Like some of you, I have benefitted from mentorship throughout my life. I didn’t know it was mentorship back then but upon reflection, I see that whether it came from a softball coach, a troop leader, an adult neighbor, a boss, a colleague, or an expert in my career field, I have definitely been mentored. Mentoring relationships, whether formal or informal, can provide us with special individuals you can trust, who see and believe in you. Those who are up ahead to help you chart a path forward and develop new skills, a deeper understanding, a greater resilience. In my case, one of my dear mentors also became a long-standing friend.

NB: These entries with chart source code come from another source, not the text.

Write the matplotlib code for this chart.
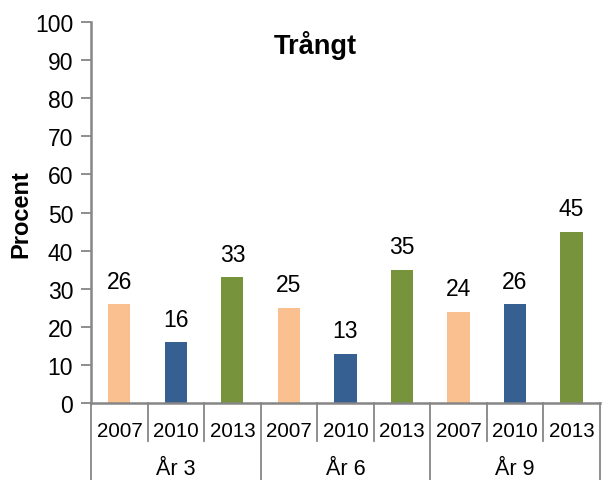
import numpy as np
import matplotlib
matplotlib.use("Agg")
import matplotlib.pyplot as plt
import matplotlib.transforms as mtrans

plt.rcParams['font.family'] = ['Liberation Sans', 'DejaVu Sans']

years = ["2007", "2010", "2013"]
groups = ["År 3", "År 6", "År 9"]
values = [26, 16, 33, 25, 13, 35, 24, 26, 45]
colors = ["#FAC090", "#376092", "#77933C"]

fig = plt.figure(figsize=(6.04, 4.81), dpi=100)
ax = fig.add_axes([0.151, 0.160, 0.842, 0.792])

x = np.arange(len(values))
bar_colors = [colors[i % 3] for i in range(len(values))]
bars = ax.bar(x, values, width=0.39, color=bar_colors)

for xi, v in zip(x, values):
    ax.text(xi, v + 3, str(v), ha='center', va='bottom', fontsize=16.5)

ax.set_xlim(-0.5, len(values) - 0.5)
ax.set_ylim(0, 100)
ax.set_yticks(range(0, 101, 10))
ax.tick_params(axis='y', labelsize=16.5, length=7, width=1.3, color='#868686', pad=6)
ax.set_xticks([])

for s in ['top', 'right']:
    ax.spines[s].set_visible(False)
for s in ['left', 'bottom']:
    ax.spines[s].set_color('#868686')
    ax.spines[s].set_linewidth(1.8)

ax.set_ylabel("Procent", fontsize=17, fontweight='bold', labelpad=1.5)
ax.text(0.44, 0.94, "Trångt", transform=ax.transAxes, ha='center', va='center',
        fontsize=19.5, fontweight='bold')

# kategoriaxel med två nivåer
tr = mtrans.blended_transform_factory(ax.transData, ax.transAxes)
for i in range(len(values) + 1):
    edge = i - 0.5
    if i % 3 == 0:
        y0 = -0.205
    else:
        y0 = -0.1
    ax.plot([edge, edge], [0, y0], transform=tr, color='#868686', lw=1.3,
            clip_on=False)

for xi in x:
    ax.text(xi, -0.073, years[xi % 3], transform=tr, ha='center', va='center',
            fontsize=14.8)

for g, name in enumerate(groups):
    ax.text(g * 3 + 1, -0.172, name, transform=tr, ha='center', va='center',
            fontsize=15.5)

fig.savefig("out.png", dpi=100)
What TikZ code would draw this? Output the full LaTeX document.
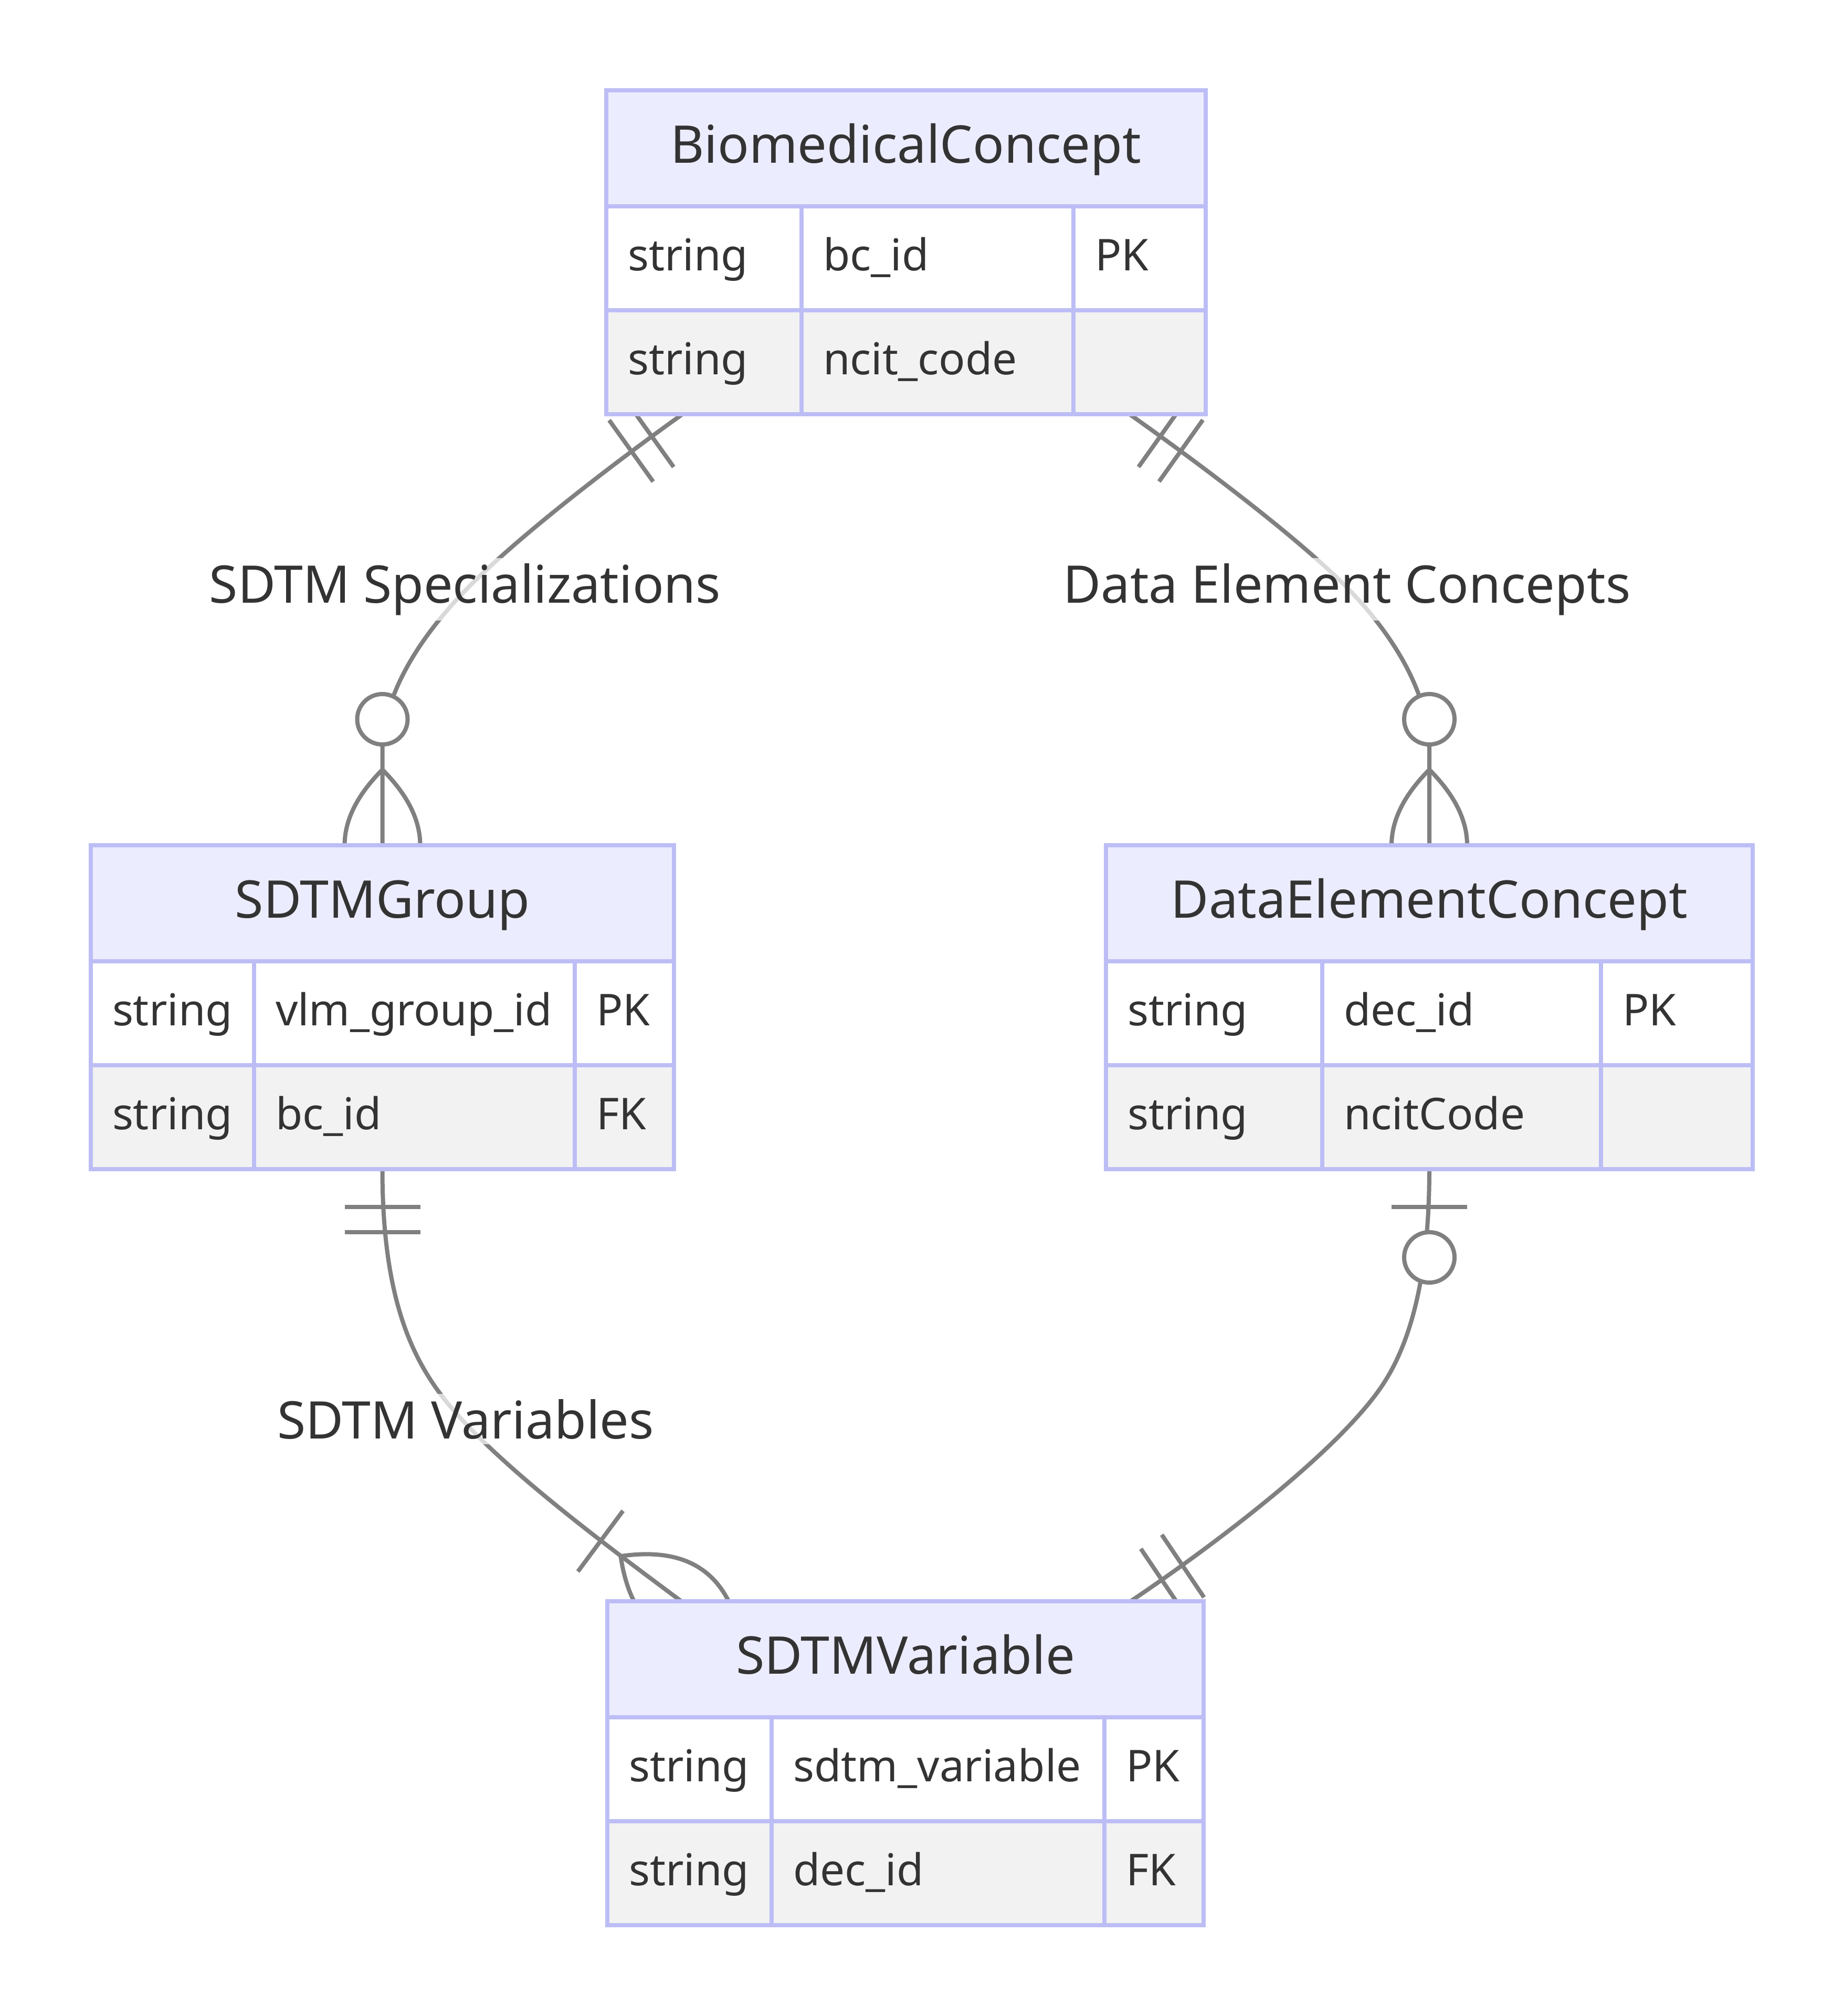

When you’ve received the gift of mentorship, deciding to pay that gift forward just feels right. At least it did for me. I became C.’s mentor when she was in third grade. Having recently moved to the area and a new school following her parents’ divorce, she was cautious but curious to see how this relationship would go. Her parents were supportive and hoped that having a mentor would help her build confidence and feel more connected. We started meeting weekly at school for about 45 minutes, playing games, doing simple sewing projects, chatting about our families, our likes and dislikes. By the time the school year ended, she surprised me by deciding that she would be comfortable transitioning to a community-based mentorship so we could see each other over the summer.
Since then, C. has become part of our family, spending time at our home, playing games, baking, working on puzzles, engaging me and my husband in rounds of “fun facts”. Every so often we do something special like wander around Montpelier, take a big hike, go swimming, fly kites. Mostly we just like to hang out and talk. This once cautious child shares just about everything that’s on her mind. Turns out that we enjoy a lot of the same things. We love word puzzles, Scrabble, checkers, and we’re learning to play chess together. We bake, we sew. We discuss government and world events, building on what she’s learning in school. She’s interested in my husband’s rock collection and wood shop.
She’s teaching me things, too. I’m reading a graphic novel series that she recommended. I’m learning about online games and have become curious about virtual worlds. I’m thinking about the role cell phones and digital devices play in the lives of young people. I’m remembering how challenging growing up can be and seeing how the world is a harder place to grow up in now.
Another benefit of my relationship with C. is that it keeps me grounded in mentorship as I do the work of coordinating the Cabot Mentoring program. I get to “walk the walk” as I help other mentors navigate the complexities of relationships with mentees.
January is National Mentoring Month and there’s no better time to ask you to consider becoming a mentor to a young person in our community. Cabot Mentoring has been around a long time but we always need mentors. We will take you through a background check, provide training, match you with a mentee, and support you as you go. You can opt to meet at school or in the community. No matter your background, if you work with your hands, think on your feet, or lead with your heart, kids need what you can offer. If you have the inclination to mentor and about an hour a week, you’ll be surprised at how much you get back.